Otherwise, replace the 8th smallest number with the next larger one as long as the sum is ≤ s. Then replace the 7th smallest number with the next larger one as long as the sum is ≤ s and the 7th smallest is not the same as the 8th smallest, and so on. Let $s_3 ≤ s$ be the sum that you obtained this way. If by coincidence $s_3 = s$ then $s_3$ is the solution. Otherwise, $s_3$ may be quite close to $s$. Let $L = r_3$ and $R = s + (s - r_3)$; then the solution x of the problem is in the range $L ≤ x ≤ R ≤ 2s$. Having an upper bound for the solution will reduce the amount of work that needs doing. And as long as the sum of the 7 smallest and the largest number exceed R, we remove the largest number from the problem.

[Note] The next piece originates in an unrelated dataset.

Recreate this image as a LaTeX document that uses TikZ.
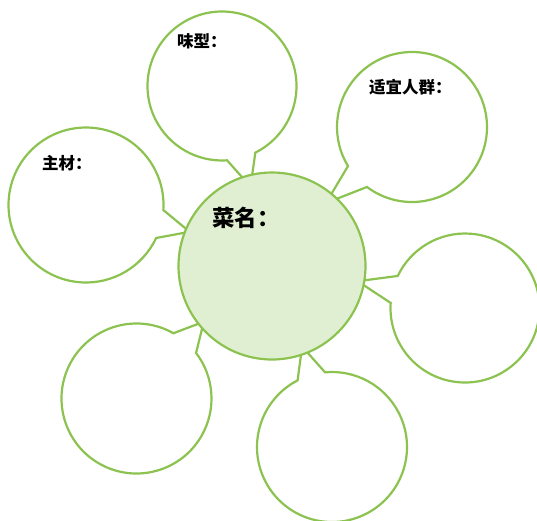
\documentclass[tikz,border=0pt]{standalone}
\usepackage{fontspec}
\newfontfamily\cjk{Noto Sans CJK SC}
\definecolor{leaf}{RGB}{140,195,80}
\definecolor{leaffill}{RGB}{224,238,210}
\begin{document}
\begin{tikzpicture}[x=1pt,y=1pt,
  bubble/.style={draw=leaf,line width=2.2pt,fill=white,line join=miter},
  hub/.style={circle,draw=leaf,line width=2.2pt,fill=leaffill,minimum size=187pt,inner sep=0pt},
  lbl/.style={anchor=west,inner sep=0pt,font=\cjk\bfseries\fontsize{16.5}{17}\selectfont},
  biglbl/.style={anchor=west,inner sep=0pt,font=\cjk\bfseries\fontsize{22.5}{23}\selectfont}]
\useasboundingbox (0,0) rectangle (537,-520);
% bubble centres and tail tips
\coordinate (c1) at (222,-86);   \coordinate (t1) at (250.5,-186.6);
\coordinate (c2) at (412,-127);  \coordinate (t2) at (326,-203);
\coordinate (c3) at (86,-205);   \coordinate (t3) at (189.6,-231.8);
\coordinate (c4) at (465,-308);  \coordinate (t4) at (357.7,-281.2);
\coordinate (c5) at (332,-447);  \coordinate (t5) at (302.1,-346.5);
\coordinate (c6) at (136.5,-398.5); \coordinate (t6) at (203.8,-321.7);
% bubbles
\draw[bubble] (c1) ++(-63.4:74.5pt) arc[start angle=-63.4,end angle=273.9,radius=74.5pt] -- (t1) -- cycle;
\draw[bubble] (c2) ++(233.1:75pt) arc[start angle=233.1,end angle=571.4,radius=75pt] -- (t2) -- cycle;
\draw[bubble] (c3) ++(-3.7:77.5pt) arc[start angle=-3.7,end angle=334.8,radius=77.5pt] -- (t3) -- cycle;
\draw[bubble] (c4) ++(176.1:74.5pt) arc[start angle=176.1,end angle=514.5,radius=74.5pt] -- (t4) -- cycle;
\draw[bubble] (c5) ++(117.3:75pt) arc[start angle=117.3,end angle=455.3,radius=75pt] -- (t5) -- cycle;
\draw[bubble] (c6) ++(60.5:75pt) arc[start angle=60.5,end angle=397.4,radius=75pt] -- (t6) -- cycle;
% central circle
\node[hub] (main) at (272,-266) {};
% labels
\node[biglbl] (l0) at (212,-218) {菜名：};
\node[lbl] (l1) at (177,-41) {味型：};
\node[lbl] (l2) at (369,-87) {适宜人群：};
\node[lbl] (l3) at (42,-163) {主材：};
\end{tikzpicture}
\end{document}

(In the example (sorted) 2 3 6 7 12 34 48 345 413 1111 1234 3453 we quickly find that the smallest 7 numbers add up to 112, making s_3 = 525, so solutions are in the range 525 ≤ x ≤ 527, which removes all numbers greater than 415, leaving only 9 numbers. )

Then I would sort the numbers in order of (distance to s/8), with the ones closest to s/8 coming first. As a result, the dynamic programming approach will from the start find sums of eight numbers close to s. Especially if we have many numbers, this increases our chances that a sum exactly equal to s is found quickly, in which case we are finished early. And whenever we find a sum between L and R, we can improve the bounds L ≤ x ≤ R for solutions.

Once all small numbers (all numbers ≤ s/8) are processed, and the smallest remaining number is X, the dynamic programming doesn't need to find any sums of seven numbers that are greater than R - X (since adding an eighth number gives a result > R), we don't need to find any sums of six numbers that are greater than R - 2X, and so on, which again will decrease the amount of work needed.

If there are no numbers much larger than s/8, and the largest number is X, then we can ignore all sums of seven numbers less than L - X. If the sum of the largest two numbers is $X_2$ then we can ignore all sums of six numbers less than L - $X_2$ and so on.